▼

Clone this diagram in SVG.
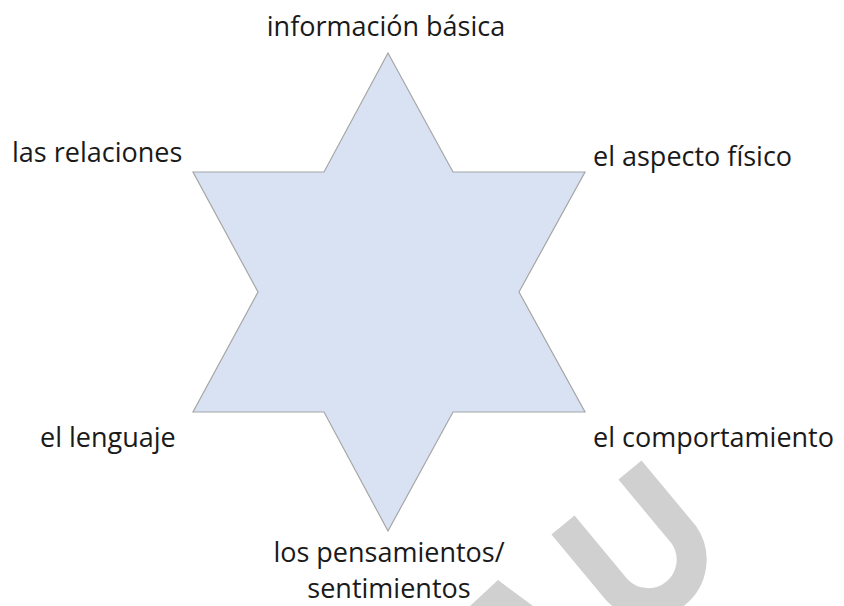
<svg xmlns="http://www.w3.org/2000/svg" width="844" height="606" viewBox="0 0 844 606">
<style>
.lbl{font-family:"Open Sans","Noto Sans","Liberation Sans",sans-serif;font-size:27px;fill:#1a1a1a}
.wm{fill:#d0d0d0}
</style>
<rect width="844" height="606" fill="#ffffff"/>
<g id="star">
<polygon points="388,53 453,172 585,172 519,292 585,412 453,412 388,531 324,412 193,412 258,292 193,172 324,172" fill="#d9e2f3" stroke="#a6a6a6" stroke-width="1.2"/>
</g>
<g id="label-top"><text class="lbl" x="386" y="36" text-anchor="middle">información básica</text></g>
<g id="label-upper-left"><text class="lbl" x="12" y="162">las relaciones</text></g>
<g id="label-upper-right"><text class="lbl" x="593" y="166">el aspecto físico</text></g>
<g id="label-lower-left"><text class="lbl" x="40" y="447">el lenguaje</text></g>
<g id="label-lower-right"><text class="lbl" x="593" y="447">el comportamiento</text></g>
<g id="label-bottom"><text class="lbl" text-anchor="middle"><tspan x="389" y="562">los pensamientos/</tspan><tspan x="389" y="598">sentimientos</tspan></text></g>
<g id="watermark">
<polygon class="wm" points="498,580 470,606 533,606"/>
<path d="M563,525 L617,590 A43.5,43.5 0 0 0 684,535 L630,470" fill="none" stroke="#d0d0d0" stroke-width="30"/>
</g>
</svg>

▲

_WHAT IS REQUIRED:_ Leave out the pictures and print every line of the data exactly.

_RIGHT ANSWER:_
Clone this diagram in SVG.
<svg xmlns="http://www.w3.org/2000/svg" width="844" height="606" viewBox="0 0 844 606">
<style>
.lbl{font-family:"Open Sans","Noto Sans","Liberation Sans",sans-serif;font-size:27px;fill:#1a1a1a}
.wm{fill:#d0d0d0}
</style>
<rect width="844" height="606" fill="#ffffff"/>
<g id="star">
<polygon points="388,53 453,172 585,172 519,292 585,412 453,412 388,531 324,412 193,412 258,292 193,172 324,172" fill="#d9e2f3" stroke="#a6a6a6" stroke-width="1.2"/>
</g>
<g id="label-top"><text class="lbl" x="386" y="36" text-anchor="middle">información básica</text></g>
<g id="label-upper-left"><text class="lbl" x="12" y="162">las relaciones</text></g>
<g id="label-upper-right"><text class="lbl" x="593" y="166">el aspecto físico</text></g>
<g id="label-lower-left"><text class="lbl" x="40" y="447">el lenguaje</text></g>
<g id="label-lower-right"><text class="lbl" x="593" y="447">el comportamiento</text></g>
<g id="label-bottom"><text class="lbl" text-anchor="middle"><tspan x="389" y="562">los pensamientos/</tspan><tspan x="389" y="598">sentimientos</tspan></text></g>
<g id="watermark">
<polygon class="wm" points="498,580 470,606 533,606"/>
<path d="M563,525 L617,590 A43.5,43.5 0 0 0 684,535 L630,470" fill="none" stroke="#d0d0d0" stroke-width="30"/>
</g>
</svg>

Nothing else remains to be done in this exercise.